IRAP’s Hannah Flamm condemned the Executive Order as “disgraceful political theater,” and Immigration Equality’s Bridget Crawford concurred, noting, “President Biden is playing craven political games with the lives of refugees, including LGBTQ people fleeing persecution, instead of implementing workable solutions.”

Crawford continued, declaring, “For queer and trans asylum seekers, asylum is a critical lifeline. LGBTQ people are persecuted around the globe for being who they are. During Pride month the President should be proclaiming his commitment to protect LGBTQ refugees and upholding his promise to them, not enacting policies that will result in the preventable persecution, torture, and death of queer and trans asylum seekers.”

Indeed, seeking asylum is a human right. LGBTQI+ individuals seeking refuge in the United are fleeing criminalization, discrimination, and violence. This unlawful ban violates U.S. and international refugee laws, endangers LGBTQI+ people at risk seeking safety at the border, and breaches the 2021 Presidential Memorandum on Advancing the Human Rights of LGBTQI+ Persons Around the World. This will leave queer and trans refugees in danger without a viable means of finding refuge and vulnerable to being sent back to life-threatening circumstances.

Let’s be clear here: this Executive Order is catastrophic for LGBTQI+ asylum seekers and other asylum seekers from vulnerable populations — and it’s highly unlikely to help move the electoral needle. The EO is grounded in false narratives about border invasions and enacts exclusionary policies based on white supremacist thinking. It does so at a time when there are more forcibly displaced people in the world than at any other time in recorded history, when we need concrete, LGBTQI+-inclusive solutions that uphold human rights and create secure pathways to safety.
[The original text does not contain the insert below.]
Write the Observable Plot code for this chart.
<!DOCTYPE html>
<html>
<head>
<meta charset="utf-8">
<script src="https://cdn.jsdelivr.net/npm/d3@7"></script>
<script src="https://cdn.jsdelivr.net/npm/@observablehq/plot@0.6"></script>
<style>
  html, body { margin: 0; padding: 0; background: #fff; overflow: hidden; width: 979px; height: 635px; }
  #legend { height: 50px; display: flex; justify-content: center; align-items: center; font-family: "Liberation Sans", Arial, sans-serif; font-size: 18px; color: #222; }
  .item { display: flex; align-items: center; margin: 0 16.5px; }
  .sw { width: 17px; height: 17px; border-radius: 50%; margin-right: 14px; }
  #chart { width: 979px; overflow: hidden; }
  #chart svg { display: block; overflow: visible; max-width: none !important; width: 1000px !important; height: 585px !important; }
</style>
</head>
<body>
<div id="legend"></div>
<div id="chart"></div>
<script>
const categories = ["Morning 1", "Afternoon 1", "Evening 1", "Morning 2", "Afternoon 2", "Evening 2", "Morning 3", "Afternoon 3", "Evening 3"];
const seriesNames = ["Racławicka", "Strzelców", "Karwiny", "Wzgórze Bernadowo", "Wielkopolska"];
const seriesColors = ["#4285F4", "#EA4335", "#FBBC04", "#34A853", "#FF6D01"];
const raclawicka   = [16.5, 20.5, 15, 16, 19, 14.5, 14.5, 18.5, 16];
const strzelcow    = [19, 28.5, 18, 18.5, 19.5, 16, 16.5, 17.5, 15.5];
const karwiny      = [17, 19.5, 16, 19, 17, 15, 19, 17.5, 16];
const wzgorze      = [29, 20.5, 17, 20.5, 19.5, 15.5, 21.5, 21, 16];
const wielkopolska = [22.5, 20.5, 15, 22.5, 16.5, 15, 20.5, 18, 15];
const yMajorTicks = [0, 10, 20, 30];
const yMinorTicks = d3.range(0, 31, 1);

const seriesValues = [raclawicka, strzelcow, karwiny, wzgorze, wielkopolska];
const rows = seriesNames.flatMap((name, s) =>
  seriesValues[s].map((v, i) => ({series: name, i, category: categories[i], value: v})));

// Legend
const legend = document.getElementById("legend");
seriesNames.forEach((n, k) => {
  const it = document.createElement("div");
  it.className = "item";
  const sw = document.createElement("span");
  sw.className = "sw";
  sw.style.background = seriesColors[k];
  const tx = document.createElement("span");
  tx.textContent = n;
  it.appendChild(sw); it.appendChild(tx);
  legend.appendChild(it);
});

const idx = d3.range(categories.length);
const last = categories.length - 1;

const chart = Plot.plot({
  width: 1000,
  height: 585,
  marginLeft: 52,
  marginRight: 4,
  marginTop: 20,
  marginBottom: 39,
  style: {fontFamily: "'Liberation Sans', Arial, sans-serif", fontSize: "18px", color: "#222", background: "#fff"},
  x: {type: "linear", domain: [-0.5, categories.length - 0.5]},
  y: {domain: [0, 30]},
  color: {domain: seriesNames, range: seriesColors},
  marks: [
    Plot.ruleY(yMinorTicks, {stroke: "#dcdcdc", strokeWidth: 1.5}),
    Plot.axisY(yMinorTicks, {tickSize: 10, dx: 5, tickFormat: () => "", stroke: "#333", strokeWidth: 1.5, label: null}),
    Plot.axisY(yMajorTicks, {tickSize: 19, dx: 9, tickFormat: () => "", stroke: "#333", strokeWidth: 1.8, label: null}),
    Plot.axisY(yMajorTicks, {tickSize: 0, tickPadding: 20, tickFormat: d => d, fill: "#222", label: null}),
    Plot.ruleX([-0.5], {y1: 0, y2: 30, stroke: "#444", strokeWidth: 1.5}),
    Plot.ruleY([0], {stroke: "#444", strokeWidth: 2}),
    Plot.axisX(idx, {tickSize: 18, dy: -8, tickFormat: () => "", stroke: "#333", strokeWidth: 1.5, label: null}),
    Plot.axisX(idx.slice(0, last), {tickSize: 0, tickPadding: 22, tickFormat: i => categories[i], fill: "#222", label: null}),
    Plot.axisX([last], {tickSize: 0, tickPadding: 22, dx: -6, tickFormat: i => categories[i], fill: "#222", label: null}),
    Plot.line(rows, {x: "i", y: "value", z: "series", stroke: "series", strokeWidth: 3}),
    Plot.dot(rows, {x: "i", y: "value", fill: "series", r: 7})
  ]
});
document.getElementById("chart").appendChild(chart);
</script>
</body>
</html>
The Biden Administration must do better.

Of course, as we push the Biden Administration to reaffirm its commitment to refugee rights and abandon the politics of fear, we must also organize vigorously against the xenophobic, homophobic and transphobic, and comprehensively authoritarian plans of the Trump campaign and the far right. Project 2025 — the Heritage Foundation-led Presidential Transition Plan for the next conservative administration — represents an existential, Christian Nationalist, “post-Constitutional” threat to multiracial, pluralistic democracy. Project 2025 takes direct aim at both LGBTQI+ people — especially transgender people — and immigrants, as well as sexual and reproductive health and rights, racial equity, climate change mitigation, a professional civil service, and even the basic rule of law. The plan demonizes immigrants as a crime-ridden plague, promising the deportation of millions of undocumented immigrants, sprawling internment camps, and effectively eliminating asylum for those facing social persecution.

So, this World Refugee Day, we must reaffirm our commitment to building a world where all refugees are welcomed — regardless of sexual orientation, gender identity or expression, sex characteristics, or any other status subjecting them to violence and persecution. And we must redouble our defense of democracy to ensure the safety, security, and dignity of all who are vulnerable.